* _Available data_
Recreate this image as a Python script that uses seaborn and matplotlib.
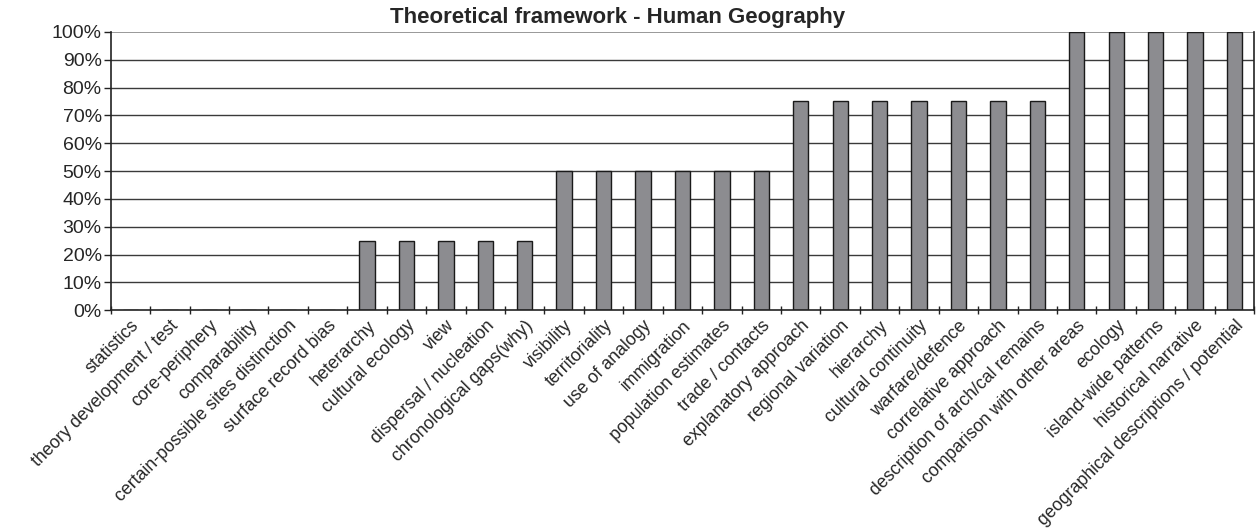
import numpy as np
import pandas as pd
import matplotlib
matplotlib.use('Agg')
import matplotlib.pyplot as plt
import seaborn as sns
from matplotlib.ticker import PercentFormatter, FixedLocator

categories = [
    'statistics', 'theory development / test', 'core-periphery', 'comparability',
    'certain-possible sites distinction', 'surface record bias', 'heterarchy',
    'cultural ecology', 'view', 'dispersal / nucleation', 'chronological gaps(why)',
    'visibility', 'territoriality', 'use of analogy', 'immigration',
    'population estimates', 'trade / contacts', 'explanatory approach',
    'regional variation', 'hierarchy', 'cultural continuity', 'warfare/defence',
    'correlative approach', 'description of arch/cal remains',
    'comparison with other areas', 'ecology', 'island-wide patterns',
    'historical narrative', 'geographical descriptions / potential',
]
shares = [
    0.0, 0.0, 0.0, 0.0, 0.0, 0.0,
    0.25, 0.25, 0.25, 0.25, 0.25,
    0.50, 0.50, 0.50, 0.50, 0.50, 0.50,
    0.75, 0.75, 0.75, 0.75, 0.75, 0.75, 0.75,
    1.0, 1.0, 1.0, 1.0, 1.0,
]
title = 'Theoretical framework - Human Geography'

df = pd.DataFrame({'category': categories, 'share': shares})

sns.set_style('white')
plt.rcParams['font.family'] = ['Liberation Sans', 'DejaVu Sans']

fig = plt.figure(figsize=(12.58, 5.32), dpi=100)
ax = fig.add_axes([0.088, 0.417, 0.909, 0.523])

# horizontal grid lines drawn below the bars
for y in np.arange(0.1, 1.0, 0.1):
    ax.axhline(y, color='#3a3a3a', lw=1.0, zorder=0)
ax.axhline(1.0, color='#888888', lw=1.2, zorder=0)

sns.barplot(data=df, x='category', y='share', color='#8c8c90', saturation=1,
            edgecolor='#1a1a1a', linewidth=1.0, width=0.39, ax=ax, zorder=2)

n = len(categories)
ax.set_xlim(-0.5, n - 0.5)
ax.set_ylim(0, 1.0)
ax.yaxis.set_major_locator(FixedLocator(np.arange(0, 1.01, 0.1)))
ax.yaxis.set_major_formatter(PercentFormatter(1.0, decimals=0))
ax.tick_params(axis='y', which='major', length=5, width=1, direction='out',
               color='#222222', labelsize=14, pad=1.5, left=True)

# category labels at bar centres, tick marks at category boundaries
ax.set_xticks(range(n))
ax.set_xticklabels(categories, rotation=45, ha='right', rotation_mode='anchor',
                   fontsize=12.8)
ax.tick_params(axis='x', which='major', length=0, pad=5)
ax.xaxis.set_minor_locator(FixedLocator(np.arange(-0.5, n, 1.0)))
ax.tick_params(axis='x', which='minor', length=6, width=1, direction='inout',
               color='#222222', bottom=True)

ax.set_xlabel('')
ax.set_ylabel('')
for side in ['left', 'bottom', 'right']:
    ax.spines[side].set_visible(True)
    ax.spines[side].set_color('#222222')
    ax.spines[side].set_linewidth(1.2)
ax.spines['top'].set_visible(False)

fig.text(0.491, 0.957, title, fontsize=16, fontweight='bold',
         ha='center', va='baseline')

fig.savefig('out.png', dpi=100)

* _Given request_
Look at the listing and set down only the lines from its start through the line with "ax = fig.add_axes([0.088, 0.417, 0.909, 0.523])", word for word and without pictures.

* _Exercise response_
Recreate this image as a Python script that uses seaborn and matplotlib.
import numpy as np
import pandas as pd
import matplotlib
matplotlib.use('Agg')
import matplotlib.pyplot as plt
import seaborn as sns
from matplotlib.ticker import PercentFormatter, FixedLocator

categories = [
    'statistics', 'theory development / test', 'core-periphery', 'comparability',
    'certain-possible sites distinction', 'surface record bias', 'heterarchy',
    'cultural ecology', 'view', 'dispersal / nucleation', 'chronological gaps(why)',
    'visibility', 'territoriality', 'use of analogy', 'immigration',
    'population estimates', 'trade / contacts', 'explanatory approach',
    'regional variation', 'hierarchy', 'cultural continuity', 'warfare/defence',
    'correlative approach', 'description of arch/cal remains',
    'comparison with other areas', 'ecology', 'island-wide patterns',
    'historical narrative', 'geographical descriptions / potential',
]
shares = [
    0.0, 0.0, 0.0, 0.0, 0.0, 0.0,
    0.25, 0.25, 0.25, 0.25, 0.25,
    0.50, 0.50, 0.50, 0.50, 0.50, 0.50,
    0.75, 0.75, 0.75, 0.75, 0.75, 0.75, 0.75,
    1.0, 1.0, 1.0, 1.0, 1.0,
]
title = 'Theoretical framework - Human Geography'

df = pd.DataFrame({'category': categories, 'share': shares})

sns.set_style('white')
plt.rcParams['font.family'] = ['Liberation Sans', 'DejaVu Sans']

fig = plt.figure(figsize=(12.58, 5.32), dpi=100)
ax = fig.add_axes([0.088, 0.417, 0.909, 0.523])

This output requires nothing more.